The First Department noted that measuring compliance with the “as soon as is reasonably possible” standard begins “when the insurer first acquired knowledge of the ground upon which it disclaimed.” The court determined that National Union had all the information it needed to disclaim based on late notice no later than January 19, 2006 (the date on which it was provided with a copy of the August 2004 status report). Indeed, "not a single document or piece of information" referenced in National Union's disclaimer on late notice grounds had come into National Union's possession after January 2006. Because National Union did not issue its disclaimer until May 2006 – four months later – the court concluded that the disclaimer did not satisfy §3420(d) and therefore was invalid. Having determined that National Union failed to assert its rights with respect to late notice, the court went on to calculate National Union’s pro rata share of the plaintiffs’ settlement with the other insurers.

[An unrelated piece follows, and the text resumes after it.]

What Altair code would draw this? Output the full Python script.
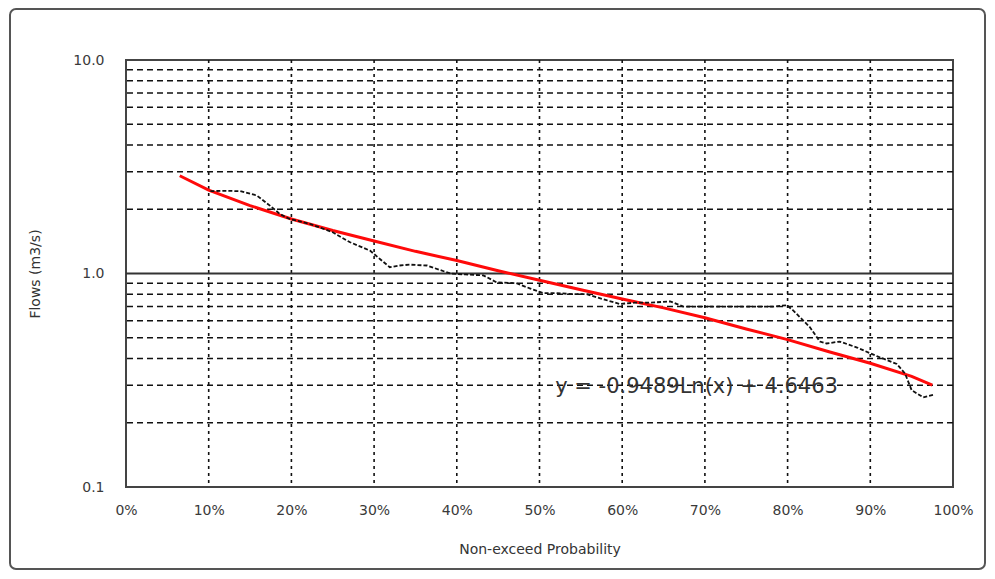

In overturning DiGuglielmo, the First Department acknowledged that insurers may have structured their personal injury claims-handling procedures in recent years with that case in mind. Although some insurers may have to review certain aspects of their coverage disclaimer processes, the court noted that disclaiming on late notice grounds “as soon as is reasonably possible” does not necessarily prejudice an insurer’s ability to raise additional defenses that have been properly reserved following a reasonable investigation. Moreover, the court noted that promptness requirements for coverage denials may not impact denials based on a claimant’s status as an insured because the Court of Appeals has held in examining §3420(d) that “the words ‘denial of coverage’ did not intend to require notice when there never was any insurance in effect.” See Zappone v. Home Ins. Co., 55 NY2d 131, 138 (1982). Nevertheless, the court’s holding in Campbell should place insurers on alert as to a significant tool now available to policyholders in disputes involving the timing of an insurer’s coverage disclaimer.